■ THE TASK
Write out each line that follows exactly as it stands, without the pictures.

....................

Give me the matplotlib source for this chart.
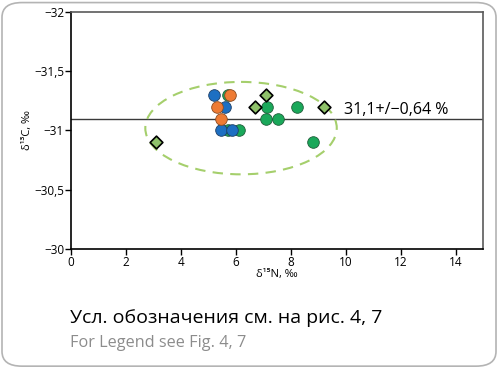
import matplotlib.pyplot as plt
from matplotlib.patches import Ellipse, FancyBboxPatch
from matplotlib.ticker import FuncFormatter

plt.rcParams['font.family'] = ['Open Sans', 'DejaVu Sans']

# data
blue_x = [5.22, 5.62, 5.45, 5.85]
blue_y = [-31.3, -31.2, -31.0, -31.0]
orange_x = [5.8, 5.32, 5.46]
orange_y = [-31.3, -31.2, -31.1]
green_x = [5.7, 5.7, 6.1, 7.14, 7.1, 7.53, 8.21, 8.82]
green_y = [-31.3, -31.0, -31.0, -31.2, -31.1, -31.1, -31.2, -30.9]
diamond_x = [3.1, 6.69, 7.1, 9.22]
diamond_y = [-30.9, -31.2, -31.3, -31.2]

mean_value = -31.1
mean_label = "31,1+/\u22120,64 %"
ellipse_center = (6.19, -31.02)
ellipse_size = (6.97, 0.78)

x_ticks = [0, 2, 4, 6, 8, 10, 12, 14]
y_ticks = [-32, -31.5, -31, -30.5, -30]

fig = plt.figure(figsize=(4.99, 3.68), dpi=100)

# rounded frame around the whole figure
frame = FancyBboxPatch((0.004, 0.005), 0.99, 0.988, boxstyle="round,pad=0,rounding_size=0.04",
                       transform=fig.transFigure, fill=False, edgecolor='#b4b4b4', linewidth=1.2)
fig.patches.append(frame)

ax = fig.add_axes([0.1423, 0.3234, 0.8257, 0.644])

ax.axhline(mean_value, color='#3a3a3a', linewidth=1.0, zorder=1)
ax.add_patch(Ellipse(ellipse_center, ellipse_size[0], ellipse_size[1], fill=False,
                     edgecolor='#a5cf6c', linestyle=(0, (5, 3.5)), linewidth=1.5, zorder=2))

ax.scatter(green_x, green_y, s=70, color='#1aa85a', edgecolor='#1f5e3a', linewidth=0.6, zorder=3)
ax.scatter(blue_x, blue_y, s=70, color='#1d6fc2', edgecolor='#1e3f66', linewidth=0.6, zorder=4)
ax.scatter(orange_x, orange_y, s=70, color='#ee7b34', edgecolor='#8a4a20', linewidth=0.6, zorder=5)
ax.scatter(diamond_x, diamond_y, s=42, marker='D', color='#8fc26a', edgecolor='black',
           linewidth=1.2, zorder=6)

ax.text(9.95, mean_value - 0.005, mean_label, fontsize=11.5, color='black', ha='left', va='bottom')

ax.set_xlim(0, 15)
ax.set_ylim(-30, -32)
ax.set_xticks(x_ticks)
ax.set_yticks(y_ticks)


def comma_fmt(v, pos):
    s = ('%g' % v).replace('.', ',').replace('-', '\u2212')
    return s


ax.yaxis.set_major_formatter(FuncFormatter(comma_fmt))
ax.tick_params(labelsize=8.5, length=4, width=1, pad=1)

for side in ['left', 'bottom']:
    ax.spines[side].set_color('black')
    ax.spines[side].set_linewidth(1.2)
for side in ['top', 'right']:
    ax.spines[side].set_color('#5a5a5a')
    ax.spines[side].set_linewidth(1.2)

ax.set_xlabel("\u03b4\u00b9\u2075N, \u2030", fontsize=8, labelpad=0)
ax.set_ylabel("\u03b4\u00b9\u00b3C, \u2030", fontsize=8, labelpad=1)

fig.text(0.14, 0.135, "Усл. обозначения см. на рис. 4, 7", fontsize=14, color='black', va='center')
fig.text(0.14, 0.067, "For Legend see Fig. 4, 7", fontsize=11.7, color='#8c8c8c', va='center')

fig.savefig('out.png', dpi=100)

....................

■ TASK ANSWER
Give me the matplotlib source for this chart.
import matplotlib.pyplot as plt
from matplotlib.patches import Ellipse, FancyBboxPatch
from matplotlib.ticker import FuncFormatter

plt.rcParams['font.family'] = ['Open Sans', 'DejaVu Sans']

# data
blue_x = [5.22, 5.62, 5.45, 5.85]
blue_y = [-31.3, -31.2, -31.0, -31.0]
orange_x = [5.8, 5.32, 5.46]
orange_y = [-31.3, -31.2, -31.1]
green_x = [5.7, 5.7, 6.1, 7.14, 7.1, 7.53, 8.21, 8.82]
green_y = [-31.3, -31.0, -31.0, -31.2, -31.1, -31.1, -31.2, -30.9]
diamond_x = [3.1, 6.69, 7.1, 9.22]
diamond_y = [-30.9, -31.2, -31.3, -31.2]

mean_value = -31.1
mean_label = "31,1+/\u22120,64 %"
ellipse_center = (6.19, -31.02)
ellipse_size = (6.97, 0.78)

x_ticks = [0, 2, 4, 6, 8, 10, 12, 14]
y_ticks = [-32, -31.5, -31, -30.5, -30]

fig = plt.figure(figsize=(4.99, 3.68), dpi=100)

# rounded frame around the whole figure
frame = FancyBboxPatch((0.004, 0.005), 0.99, 0.988, boxstyle="round,pad=0,rounding_size=0.04",
                       transform=fig.transFigure, fill=False, edgecolor='#b4b4b4', linewidth=1.2)
fig.patches.append(frame)

ax = fig.add_axes([0.1423, 0.3234, 0.8257, 0.644])

ax.axhline(mean_value, color='#3a3a3a', linewidth=1.0, zorder=1)
ax.add_patch(Ellipse(ellipse_center, ellipse_size[0], ellipse_size[1], fill=False,
                     edgecolor='#a5cf6c', linestyle=(0, (5, 3.5)), linewidth=1.5, zorder=2))

ax.scatter(green_x, green_y, s=70, color='#1aa85a', edgecolor='#1f5e3a', linewidth=0.6, zorder=3)
ax.scatter(blue_x, blue_y, s=70, color='#1d6fc2', edgecolor='#1e3f66', linewidth=0.6, zorder=4)
ax.scatter(orange_x, orange_y, s=70, color='#ee7b34', edgecolor='#8a4a20', linewidth=0.6, zorder=5)
ax.scatter(diamond_x, diamond_y, s=42, marker='D', color='#8fc26a', edgecolor='black',
           linewidth=1.2, zorder=6)

ax.text(9.95, mean_value - 0.005, mean_label, fontsize=11.5, color='black', ha='left', va='bottom')

ax.set_xlim(0, 15)
ax.set_ylim(-30, -32)
ax.set_xticks(x_ticks)
ax.set_yticks(y_ticks)


def comma_fmt(v, pos):
    s = ('%g' % v).replace('.', ',').replace('-', '\u2212')
    return s


ax.yaxis.set_major_formatter(FuncFormatter(comma_fmt))
ax.tick_params(labelsize=8.5, length=4, width=1, pad=1)

for side in ['left', 'bottom']:
    ax.spines[side].set_color('black')
    ax.spines[side].set_linewidth(1.2)
for side in ['top', 'right']:
    ax.spines[side].set_color('#5a5a5a')
    ax.spines[side].set_linewidth(1.2)

ax.set_xlabel("\u03b4\u00b9\u2075N, \u2030", fontsize=8, labelpad=0)
ax.set_ylabel("\u03b4\u00b9\u00b3C, \u2030", fontsize=8, labelpad=1)

fig.text(0.14, 0.135, "Усл. обозначения см. на рис. 4, 7", fontsize=14, color='black', va='center')
fig.text(0.14, 0.067, "For Legend see Fig. 4, 7", fontsize=11.7, color='#8c8c8c', va='center')

fig.savefig('out.png', dpi=100)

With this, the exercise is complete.